**STATED PROBLEM:**
Give the data below again exactly as it stands. Omit the pictures.

**PROVIDED MATERIAL:**
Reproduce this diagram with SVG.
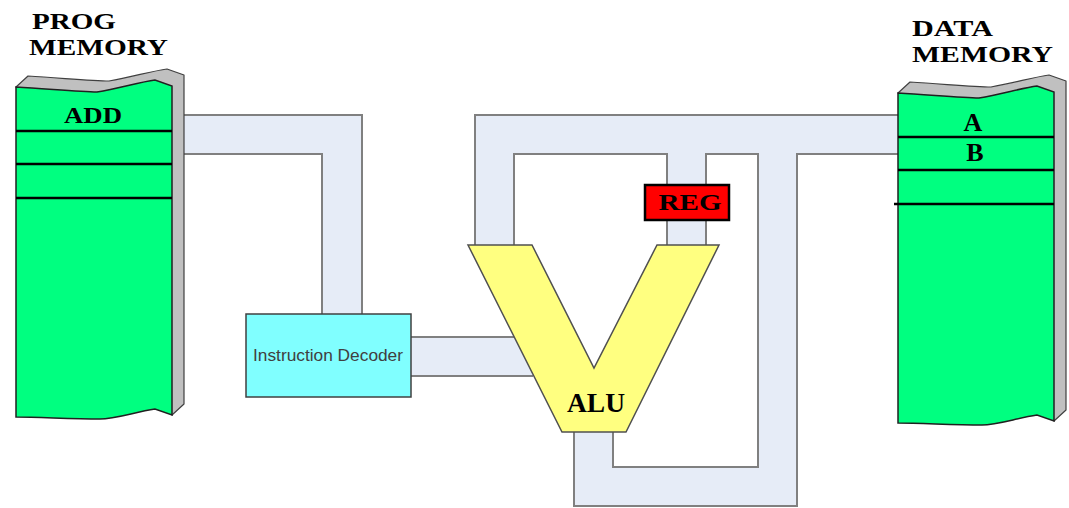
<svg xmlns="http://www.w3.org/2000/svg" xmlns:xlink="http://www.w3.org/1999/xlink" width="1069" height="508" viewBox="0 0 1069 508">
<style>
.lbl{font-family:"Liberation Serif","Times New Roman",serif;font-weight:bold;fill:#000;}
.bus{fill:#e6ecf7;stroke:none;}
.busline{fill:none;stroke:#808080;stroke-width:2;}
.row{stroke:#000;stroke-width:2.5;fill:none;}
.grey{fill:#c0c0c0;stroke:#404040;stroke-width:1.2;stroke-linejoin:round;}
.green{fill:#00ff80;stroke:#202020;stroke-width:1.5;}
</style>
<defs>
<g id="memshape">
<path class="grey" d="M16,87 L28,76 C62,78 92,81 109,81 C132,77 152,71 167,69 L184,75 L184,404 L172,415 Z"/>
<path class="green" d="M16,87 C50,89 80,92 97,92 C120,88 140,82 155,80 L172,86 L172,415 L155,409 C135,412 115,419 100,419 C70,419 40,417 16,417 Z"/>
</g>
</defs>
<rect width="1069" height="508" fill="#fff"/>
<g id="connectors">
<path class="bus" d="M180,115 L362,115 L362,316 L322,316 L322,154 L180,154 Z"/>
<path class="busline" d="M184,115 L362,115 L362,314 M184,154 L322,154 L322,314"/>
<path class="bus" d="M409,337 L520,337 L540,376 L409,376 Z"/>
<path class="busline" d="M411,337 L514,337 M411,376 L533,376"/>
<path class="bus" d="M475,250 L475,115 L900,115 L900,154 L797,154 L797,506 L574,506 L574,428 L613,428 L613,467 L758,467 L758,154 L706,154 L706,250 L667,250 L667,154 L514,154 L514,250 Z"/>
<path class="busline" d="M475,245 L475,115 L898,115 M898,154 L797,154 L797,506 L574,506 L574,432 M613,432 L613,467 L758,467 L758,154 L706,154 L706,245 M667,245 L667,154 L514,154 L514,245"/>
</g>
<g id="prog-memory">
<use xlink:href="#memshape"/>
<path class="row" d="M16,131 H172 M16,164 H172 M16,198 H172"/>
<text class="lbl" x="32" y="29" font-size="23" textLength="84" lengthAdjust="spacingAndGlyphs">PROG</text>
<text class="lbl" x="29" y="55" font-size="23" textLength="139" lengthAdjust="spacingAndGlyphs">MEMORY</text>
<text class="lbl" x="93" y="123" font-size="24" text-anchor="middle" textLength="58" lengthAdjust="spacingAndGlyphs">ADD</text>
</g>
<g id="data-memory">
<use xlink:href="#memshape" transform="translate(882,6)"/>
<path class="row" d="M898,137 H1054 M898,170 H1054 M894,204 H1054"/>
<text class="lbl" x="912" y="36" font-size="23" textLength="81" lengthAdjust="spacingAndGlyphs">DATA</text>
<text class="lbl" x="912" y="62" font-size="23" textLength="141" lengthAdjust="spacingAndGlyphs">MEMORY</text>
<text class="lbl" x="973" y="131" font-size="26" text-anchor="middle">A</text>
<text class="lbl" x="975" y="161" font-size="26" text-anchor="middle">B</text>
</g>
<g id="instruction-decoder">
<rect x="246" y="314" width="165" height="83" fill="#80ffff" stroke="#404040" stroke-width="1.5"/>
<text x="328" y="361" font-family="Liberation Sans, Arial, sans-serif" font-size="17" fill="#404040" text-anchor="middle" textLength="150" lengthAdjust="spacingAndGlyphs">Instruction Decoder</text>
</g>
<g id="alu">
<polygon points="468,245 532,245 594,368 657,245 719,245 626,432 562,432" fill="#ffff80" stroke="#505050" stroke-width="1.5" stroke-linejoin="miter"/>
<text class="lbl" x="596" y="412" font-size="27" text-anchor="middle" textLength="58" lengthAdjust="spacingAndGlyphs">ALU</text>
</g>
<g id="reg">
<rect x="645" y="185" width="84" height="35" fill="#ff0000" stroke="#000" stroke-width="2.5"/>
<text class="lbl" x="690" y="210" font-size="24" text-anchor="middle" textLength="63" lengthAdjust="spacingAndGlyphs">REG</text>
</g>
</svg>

**WORKED SOLUTION:**
Reproduce this diagram with SVG.
<svg xmlns="http://www.w3.org/2000/svg" xmlns:xlink="http://www.w3.org/1999/xlink" width="1069" height="508" viewBox="0 0 1069 508">
<style>
.lbl{font-family:"Liberation Serif","Times New Roman",serif;font-weight:bold;fill:#000;}
.bus{fill:#e6ecf7;stroke:none;}
.busline{fill:none;stroke:#808080;stroke-width:2;}
.row{stroke:#000;stroke-width:2.5;fill:none;}
.grey{fill:#c0c0c0;stroke:#404040;stroke-width:1.2;stroke-linejoin:round;}
.green{fill:#00ff80;stroke:#202020;stroke-width:1.5;}
</style>
<defs>
<g id="memshape">
<path class="grey" d="M16,87 L28,76 C62,78 92,81 109,81 C132,77 152,71 167,69 L184,75 L184,404 L172,415 Z"/>
<path class="green" d="M16,87 C50,89 80,92 97,92 C120,88 140,82 155,80 L172,86 L172,415 L155,409 C135,412 115,419 100,419 C70,419 40,417 16,417 Z"/>
</g>
</defs>
<rect width="1069" height="508" fill="#fff"/>
<g id="connectors">
<path class="bus" d="M180,115 L362,115 L362,316 L322,316 L322,154 L180,154 Z"/>
<path class="busline" d="M184,115 L362,115 L362,314 M184,154 L322,154 L322,314"/>
<path class="bus" d="M409,337 L520,337 L540,376 L409,376 Z"/>
<path class="busline" d="M411,337 L514,337 M411,376 L533,376"/>
<path class="bus" d="M475,250 L475,115 L900,115 L900,154 L797,154 L797,506 L574,506 L574,428 L613,428 L613,467 L758,467 L758,154 L706,154 L706,250 L667,250 L667,154 L514,154 L514,250 Z"/>
<path class="busline" d="M475,245 L475,115 L898,115 M898,154 L797,154 L797,506 L574,506 L574,432 M613,432 L613,467 L758,467 L758,154 L706,154 L706,245 M667,245 L667,154 L514,154 L514,245"/>
</g>
<g id="prog-memory">
<use xlink:href="#memshape"/>
<path class="row" d="M16,131 H172 M16,164 H172 M16,198 H172"/>
<text class="lbl" x="32" y="29" font-size="23" textLength="84" lengthAdjust="spacingAndGlyphs">PROG</text>
<text class="lbl" x="29" y="55" font-size="23" textLength="139" lengthAdjust="spacingAndGlyphs">MEMORY</text>
<text class="lbl" x="93" y="123" font-size="24" text-anchor="middle" textLength="58" lengthAdjust="spacingAndGlyphs">ADD</text>
</g>
<g id="data-memory">
<use xlink:href="#memshape" transform="translate(882,6)"/>
<path class="row" d="M898,137 H1054 M898,170 H1054 M894,204 H1054"/>
<text class="lbl" x="912" y="36" font-size="23" textLength="81" lengthAdjust="spacingAndGlyphs">DATA</text>
<text class="lbl" x="912" y="62" font-size="23" textLength="141" lengthAdjust="spacingAndGlyphs">MEMORY</text>
<text class="lbl" x="973" y="131" font-size="26" text-anchor="middle">A</text>
<text class="lbl" x="975" y="161" font-size="26" text-anchor="middle">B</text>
</g>
<g id="instruction-decoder">
<rect x="246" y="314" width="165" height="83" fill="#80ffff" stroke="#404040" stroke-width="1.5"/>
<text x="328" y="361" font-family="Liberation Sans, Arial, sans-serif" font-size="17" fill="#404040" text-anchor="middle" textLength="150" lengthAdjust="spacingAndGlyphs">Instruction Decoder</text>
</g>
<g id="alu">
<polygon points="468,245 532,245 594,368 657,245 719,245 626,432 562,432" fill="#ffff80" stroke="#505050" stroke-width="1.5" stroke-linejoin="miter"/>
<text class="lbl" x="596" y="412" font-size="27" text-anchor="middle" textLength="58" lengthAdjust="spacingAndGlyphs">ALU</text>
</g>
<g id="reg">
<rect x="645" y="185" width="84" height="35" fill="#ff0000" stroke="#000" stroke-width="2.5"/>
<text class="lbl" x="690" y="210" font-size="24" text-anchor="middle" textLength="63" lengthAdjust="spacingAndGlyphs">REG</text>
</g>
</svg>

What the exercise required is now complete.